:: Dataset excerpt

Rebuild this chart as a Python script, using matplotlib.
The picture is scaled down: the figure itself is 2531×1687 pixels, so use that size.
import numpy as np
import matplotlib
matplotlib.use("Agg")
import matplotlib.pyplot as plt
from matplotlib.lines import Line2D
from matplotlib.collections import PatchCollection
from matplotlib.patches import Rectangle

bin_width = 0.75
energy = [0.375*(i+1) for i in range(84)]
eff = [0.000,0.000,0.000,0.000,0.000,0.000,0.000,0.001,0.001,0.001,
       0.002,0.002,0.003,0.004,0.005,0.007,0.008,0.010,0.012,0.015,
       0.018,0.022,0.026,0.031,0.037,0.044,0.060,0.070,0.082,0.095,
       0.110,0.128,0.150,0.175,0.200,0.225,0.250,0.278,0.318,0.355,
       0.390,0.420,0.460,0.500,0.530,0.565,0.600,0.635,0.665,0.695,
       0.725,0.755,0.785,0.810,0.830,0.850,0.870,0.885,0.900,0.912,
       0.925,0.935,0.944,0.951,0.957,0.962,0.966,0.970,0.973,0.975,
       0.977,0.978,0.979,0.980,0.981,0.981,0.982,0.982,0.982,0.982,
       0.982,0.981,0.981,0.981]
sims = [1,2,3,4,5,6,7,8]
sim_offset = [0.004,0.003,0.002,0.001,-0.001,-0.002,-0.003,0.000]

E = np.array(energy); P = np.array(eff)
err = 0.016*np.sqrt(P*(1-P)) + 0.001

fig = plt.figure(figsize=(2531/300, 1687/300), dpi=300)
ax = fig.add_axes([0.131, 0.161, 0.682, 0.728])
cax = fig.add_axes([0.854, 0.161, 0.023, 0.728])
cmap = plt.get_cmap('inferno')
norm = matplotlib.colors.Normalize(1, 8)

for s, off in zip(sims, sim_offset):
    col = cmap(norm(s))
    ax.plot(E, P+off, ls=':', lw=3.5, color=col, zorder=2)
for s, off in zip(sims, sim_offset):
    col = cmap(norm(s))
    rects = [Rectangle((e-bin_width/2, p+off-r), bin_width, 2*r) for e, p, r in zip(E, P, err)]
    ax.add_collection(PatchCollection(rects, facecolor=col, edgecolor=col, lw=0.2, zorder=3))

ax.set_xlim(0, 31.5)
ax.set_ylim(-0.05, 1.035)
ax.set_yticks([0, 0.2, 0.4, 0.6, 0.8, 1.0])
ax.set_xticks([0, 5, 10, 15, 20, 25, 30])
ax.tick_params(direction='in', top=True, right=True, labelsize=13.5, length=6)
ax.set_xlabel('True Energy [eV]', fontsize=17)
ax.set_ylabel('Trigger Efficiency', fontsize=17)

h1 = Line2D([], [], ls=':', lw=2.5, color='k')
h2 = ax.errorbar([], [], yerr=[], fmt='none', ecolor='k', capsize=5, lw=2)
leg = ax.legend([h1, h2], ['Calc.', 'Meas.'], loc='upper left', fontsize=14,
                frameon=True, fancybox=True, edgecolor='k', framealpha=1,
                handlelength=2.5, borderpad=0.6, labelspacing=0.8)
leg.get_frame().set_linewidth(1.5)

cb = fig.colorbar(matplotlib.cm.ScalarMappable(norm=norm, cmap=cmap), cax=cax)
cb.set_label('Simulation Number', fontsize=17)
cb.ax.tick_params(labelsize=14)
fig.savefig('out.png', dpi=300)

::::

Objective: Quote exactly the opening line of the material above and every line after it, up to and including the line that contains "err = 0.016*np.sqrt(P*(1-P)) + 0.001".

Reply:
Rebuild this chart as a Python script, using matplotlib.
The picture is scaled down: the figure itself is 2531×1687 pixels, so use that size.
import numpy as np
import matplotlib
matplotlib.use("Agg")
import matplotlib.pyplot as plt
from matplotlib.lines import Line2D
from matplotlib.collections import PatchCollection
from matplotlib.patches import Rectangle

bin_width = 0.75
energy = [0.375*(i+1) for i in range(84)]
eff = [0.000,0.000,0.000,0.000,0.000,0.000,0.000,0.001,0.001,0.001,
       0.002,0.002,0.003,0.004,0.005,0.007,0.008,0.010,0.012,0.015,
       0.018,0.022,0.026,0.031,0.037,0.044,0.060,0.070,0.082,0.095,
       0.110,0.128,0.150,0.175,0.200,0.225,0.250,0.278,0.318,0.355,
       0.390,0.420,0.460,0.500,0.530,0.565,0.600,0.635,0.665,0.695,
       0.725,0.755,0.785,0.810,0.830,0.850,0.870,0.885,0.900,0.912,
       0.925,0.935,0.944,0.951,0.957,0.962,0.966,0.970,0.973,0.975,
       0.977,0.978,0.979,0.980,0.981,0.981,0.982,0.982,0.982,0.982,
       0.982,0.981,0.981,0.981]
sims = [1,2,3,4,5,6,7,8]
sim_offset = [0.004,0.003,0.002,0.001,-0.001,-0.002,-0.003,0.000]

E = np.array(energy); P = np.array(eff)
err = 0.016*np.sqrt(P*(1-P)) + 0.001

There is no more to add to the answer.